Check the two agreements that may exist: yours with the Council that should state they are responsible for repairs and will re-instate to as good as new any damage done, and the model agreement they give to the tenant.
Also, if they will accept this, specify “the type of person allowed to rent shall only be professionals; those with no record of antisocial behaviour or drugs and no-one in the mental health system and that all prospective tenants are to be interviewed by the property owner before being allowed in the property”. You may have other criteria. I doubt if they will allow you to interview or check on prosective tenants - see the next paragraph.
The law as it affects us still applies to council tenants - the only problem is that, unless the Council Agreement is otherwise, you are not the landlord of the tenant. The Council is your tenant and they are sub-letting, so you have little or no say in what happens with those tenants: so have a thorough inventory report before you rent / lease to the Council. You still have to provide checks for gas, electrical, EPC, furniture fire resistance evidence, etc. unless the Council Agreement passes those responsibilities to them.

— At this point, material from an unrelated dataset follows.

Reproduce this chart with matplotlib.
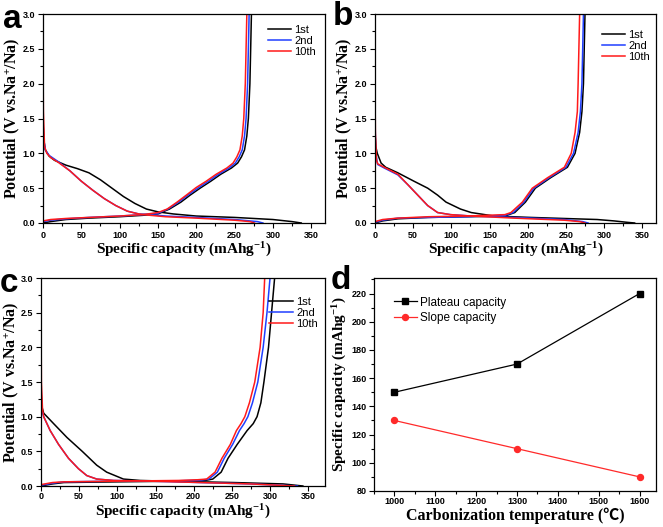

There may be some responsibilities that they will insist on that you currently do not have to perform, like portable equipment testing (PAT).
You may still need to be a Licensed Landlord, if that scheme applies in your area now or in the future.
You must not agree to this until the Council have conducted a safety inspection: I did not rent this way because they asked me to fire proof under my stairs, put in a fire door that would reduce the risk of a fire alarm operating and being heard, all of which in my opinion increased the risk of harm to the tenants because of the design of the stairs, and these changes reduced storage space in the process!
Remember, the reason you have the property - for resale to make a profit at a future date, or for income.
Leaving it empty means paying Council Tax with the risk of squatters, deteriaration due to lack care, possible water leaks, no heating, etc.
Also, both Council and Private tenants can be awful or great or just troublesome, so it is pot luck even if you screen them first!
If it were not for increased fire risks, I would have taken the risk of using the Council - but could I trust them to fix the place up and redecorate and re-carpet when I returned home to live: some suggest “No!” That thought may get stronger as Councils need to cut back on their costs constantly and rules may change - but you do have an agreement with them, so hopefully it can be enforced in the courts.
So, talk to the council staff responsible for making agreements with you, put your questions in an email so you get the answers you need, and compare those answers to the agreement they propose that you sign, and check who has responsibility for what in the process.